◆ Supplied data ◆
- - -

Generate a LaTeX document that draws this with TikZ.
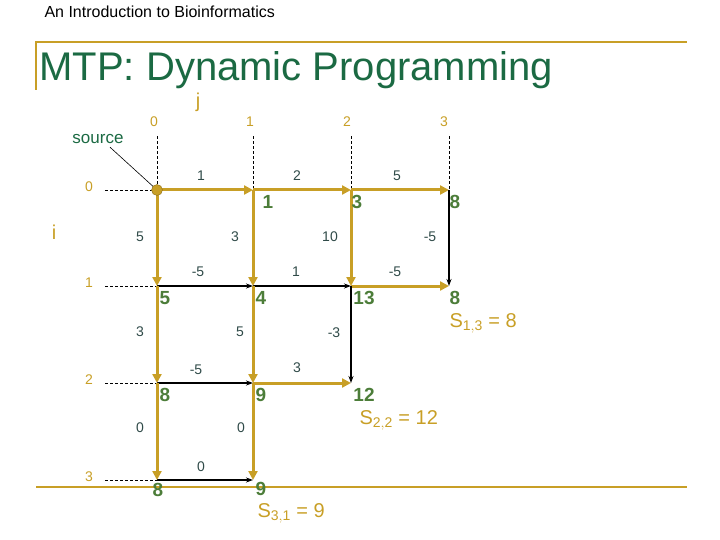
\documentclass[tikz,border=0pt]{standalone}
\usepackage{fontspec}
\setmainfont{Liberation Sans}
\usetikzlibrary{arrows.meta}
\definecolor{gold}{HTML}{C89F26}
\definecolor{ttl}{HTML}{1B6A43}
\definecolor{val}{HTML}{4C7D39}
\definecolor{wt}{HTML}{2F4A48}
\begin{document}
\begin{tikzpicture}[x=1pt,y=-1pt,
  ge/.style={gold,line width=3pt,-{Triangle[length=9pt,width=9pt]}},
  be/.style={black,line width=1.3pt,-{Stealth[length=7pt,width=5pt]}},
  ws/.style={text=wt,font=\fontsize{14}{16}\selectfont},
  vs/.style={text=val,font=\bfseries\fontsize{19}{21}\selectfont},
  ls/.style={text=gold,font=\fontsize{14}{16}\selectfont},
  ss/.style={text=gold,font=\fontsize{20}{22}\selectfont},
  dl/.style={black,densely dashed,line width=0.6pt}]
\useasboundingbox (0,0) rectangle (720,540);
\node[anchor=west,font=\fontsize{16}{18}\selectfont] (hdr) at (41,12) {An Introduction to Bioinformatics};
\draw[gold,line width=2.5pt] (36,90) coordinate (tl0) -- (36,42) coordinate (tl1) -- (687,42) coordinate (tl2);
\draw[gold,line width=2.5pt] (36,487) coordinate (bl0) -- (687,487) coordinate (bl1);
\node[anchor=west,text=ttl,font=\fontsize{40}{44}\selectfont] (title) at (36,70) {MTP: Dynamic Programming};
\foreach \c/\x in {0/157,1/253,2/351,3/449}{
  \foreach \r/\y in {0/190,1/286,2/383,3/480}{
    \coordinate (n\r\c) at (\x,\y);}}
\node[ls,font=\fontsize{20}{22}\selectfont] (jl) at (198,102) {j};
\node[ls,font=\fontsize{20}{22}\selectfont] (il) at (54,232) {i};
\foreach \c/\x in {0/154,1/250,2/347,3/444}{
  \node[ls] (c\c) at (\x,122) {\c};
  \draw[dl] (c\c.south -| n0\c) ++(0,6) -- (n0\c);}
\foreach \r/\y in {0/187,1/283,2/380,3/477}{
  \node[ls] (r\r) at (89,\y) {\r};
  \coordinate (rs\r) at (105,\y+3);
  \draw[dl] (rs\r) -- (n\r0);}
\draw[ge] (n00) -- (n01); \draw[ge] (n01) -- (n02); \draw[ge] (n02) -- (n03);
\draw[be] (n10) -- (n11); \draw[be] (n11) -- (n12); \draw[ge] (n12) -- (n13);
\draw[be] (n20) -- (n21); \draw[ge] (n21) -- (n22);
\draw[be] (n30) -- (n31);
\draw[ge] (n00) -- (n10); \draw[ge] (n10) -- (n20); \draw[ge] (n20) -- (n30);
\draw[ge] (n01) -- (n11); \draw[ge] (n11) -- (n21); \draw[ge] (n21) -- (n31);
\draw[ge] (n02) -- (n12); \draw[be] (n12) -- (n22);
\draw[be] (n03) -- (n13);
\node[text=ttl,font=\fontsize{17}{19}\selectfont] (src) at (98,139) {source};
\draw[black,line width=0.6pt] (src.south) ++(12,0) -- (n00);
\node[circle,fill=gold,draw=gold!70!black,inner sep=0pt,minimum size=11pt] (s) at (n00) {};
\node[ws] (w1) at (201,176) {1}; \node[ws] (w2) at (297,176) {2}; \node[ws] (w3) at (397,176) {5};
\node[ws] (w4) at (198,272) {-5}; \node[ws] (w5) at (296,272) {1}; \node[ws] (w6) at (395,272) {-5};
\node[ws] (w7) at (196,370) {-5}; \node[ws] (w8) at (297,368) {3};
\node[ws] (w9) at (201,467) {0};
\node[ws] (v1) at (140,237) {5}; \node[ws] (v2) at (140,332) {3}; \node[ws] (v3) at (140,428) {0};
\node[ws] (v4) at (235,237) {3}; \node[ws] (v5) at (240,332) {5}; \node[ws] (v6) at (241,428) {0};
\node[ws] (v7) at (330,237) {10}; \node[ws] (v8) at (334,333) {-3};
\node[ws] (v9) at (430,237) {-5};
\node[vs] (a1) at (268,202) {1}; \node[vs] (a2) at (357,202) {3}; \node[vs] (a3) at (455,202) {8};
\node[vs] (b0) at (165,298) {5}; \node[vs] (b1) at (261,298) {4}; \node[vs] (b2) at (364,298) {13}; \node[vs] (b3) at (455,298) {8};
\node[vs] (c0) at (165,395) {8}; \node[vs] (c1) at (261,395) {9}; \node[vs] (c2) at (364,395) {12};
\node[vs] (d0) at (158,490) {8}; \node[vs] (d1) at (261,489) {9};
\node[ss,anchor=west] (s13) at (446,323) {S$_{\mathrm{1,3}}$ = 8};
\node[ss,anchor=west] (s22) at (356,420) {S$_{\mathrm{2,2}}$ = 12};
\node[ss,anchor=west] (s31) at (254,513) {S$_{\mathrm{3,1}}$ = 9};
\end{tikzpicture}
\end{document}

- - -

◆ Task goal ◆
Every line above should be returned exactly; the pictures stay out.

◆ Answer in full ◆
Generate a LaTeX document that draws this with TikZ.
\documentclass[tikz,border=0pt]{standalone}
\usepackage{fontspec}
\setmainfont{Liberation Sans}
\usetikzlibrary{arrows.meta}
\definecolor{gold}{HTML}{C89F26}
\definecolor{ttl}{HTML}{1B6A43}
\definecolor{val}{HTML}{4C7D39}
\definecolor{wt}{HTML}{2F4A48}
\begin{document}
\begin{tikzpicture}[x=1pt,y=-1pt,
  ge/.style={gold,line width=3pt,-{Triangle[length=9pt,width=9pt]}},
  be/.style={black,line width=1.3pt,-{Stealth[length=7pt,width=5pt]}},
  ws/.style={text=wt,font=\fontsize{14}{16}\selectfont},
  vs/.style={text=val,font=\bfseries\fontsize{19}{21}\selectfont},
  ls/.style={text=gold,font=\fontsize{14}{16}\selectfont},
  ss/.style={text=gold,font=\fontsize{20}{22}\selectfont},
  dl/.style={black,densely dashed,line width=0.6pt}]
\useasboundingbox (0,0) rectangle (720,540);
\node[anchor=west,font=\fontsize{16}{18}\selectfont] (hdr) at (41,12) {An Introduction to Bioinformatics};
\draw[gold,line width=2.5pt] (36,90) coordinate (tl0) -- (36,42) coordinate (tl1) -- (687,42) coordinate (tl2);
\draw[gold,line width=2.5pt] (36,487) coordinate (bl0) -- (687,487) coordinate (bl1);
\node[anchor=west,text=ttl,font=\fontsize{40}{44}\selectfont] (title) at (36,70) {MTP: Dynamic Programming};
\foreach \c/\x in {0/157,1/253,2/351,3/449}{
  \foreach \r/\y in {0/190,1/286,2/383,3/480}{
    \coordinate (n\r\c) at (\x,\y);}}
\node[ls,font=\fontsize{20}{22}\selectfont] (jl) at (198,102) {j};
\node[ls,font=\fontsize{20}{22}\selectfont] (il) at (54,232) {i};
\foreach \c/\x in {0/154,1/250,2/347,3/444}{
  \node[ls] (c\c) at (\x,122) {\c};
  \draw[dl] (c\c.south -| n0\c) ++(0,6) -- (n0\c);}
\foreach \r/\y in {0/187,1/283,2/380,3/477}{
  \node[ls] (r\r) at (89,\y) {\r};
  \coordinate (rs\r) at (105,\y+3);
  \draw[dl] (rs\r) -- (n\r0);}
\draw[ge] (n00) -- (n01); \draw[ge] (n01) -- (n02); \draw[ge] (n02) -- (n03);
\draw[be] (n10) -- (n11); \draw[be] (n11) -- (n12); \draw[ge] (n12) -- (n13);
\draw[be] (n20) -- (n21); \draw[ge] (n21) -- (n22);
\draw[be] (n30) -- (n31);
\draw[ge] (n00) -- (n10); \draw[ge] (n10) -- (n20); \draw[ge] (n20) -- (n30);
\draw[ge] (n01) -- (n11); \draw[ge] (n11) -- (n21); \draw[ge] (n21) -- (n31);
\draw[ge] (n02) -- (n12); \draw[be] (n12) -- (n22);
\draw[be] (n03) -- (n13);
\node[text=ttl,font=\fontsize{17}{19}\selectfont] (src) at (98,139) {source};
\draw[black,line width=0.6pt] (src.south) ++(12,0) -- (n00);
\node[circle,fill=gold,draw=gold!70!black,inner sep=0pt,minimum size=11pt] (s) at (n00) {};
\node[ws] (w1) at (201,176) {1}; \node[ws] (w2) at (297,176) {2}; \node[ws] (w3) at (397,176) {5};
\node[ws] (w4) at (198,272) {-5}; \node[ws] (w5) at (296,272) {1}; \node[ws] (w6) at (395,272) {-5};
\node[ws] (w7) at (196,370) {-5}; \node[ws] (w8) at (297,368) {3};
\node[ws] (w9) at (201,467) {0};
\node[ws] (v1) at (140,237) {5}; \node[ws] (v2) at (140,332) {3}; \node[ws] (v3) at (140,428) {0};
\node[ws] (v4) at (235,237) {3}; \node[ws] (v5) at (240,332) {5}; \node[ws] (v6) at (241,428) {0};
\node[ws] (v7) at (330,237) {10}; \node[ws] (v8) at (334,333) {-3};
\node[ws] (v9) at (430,237) {-5};
\node[vs] (a1) at (268,202) {1}; \node[vs] (a2) at (357,202) {3}; \node[vs] (a3) at (455,202) {8};
\node[vs] (b0) at (165,298) {5}; \node[vs] (b1) at (261,298) {4}; \node[vs] (b2) at (364,298) {13}; \node[vs] (b3) at (455,298) {8};
\node[vs] (c0) at (165,395) {8}; \node[vs] (c1) at (261,395) {9}; \node[vs] (c2) at (364,395) {12};
\node[vs] (d0) at (158,490) {8}; \node[vs] (d1) at (261,489) {9};
\node[ss,anchor=west] (s13) at (446,323) {S$_{\mathrm{1,3}}$ = 8};
\node[ss,anchor=west] (s22) at (356,420) {S$_{\mathrm{2,2}}$ = 12};
\node[ss,anchor=west] (s31) at (254,513) {S$_{\mathrm{3,1}}$ = 9};
\end{tikzpicture}
\end{document}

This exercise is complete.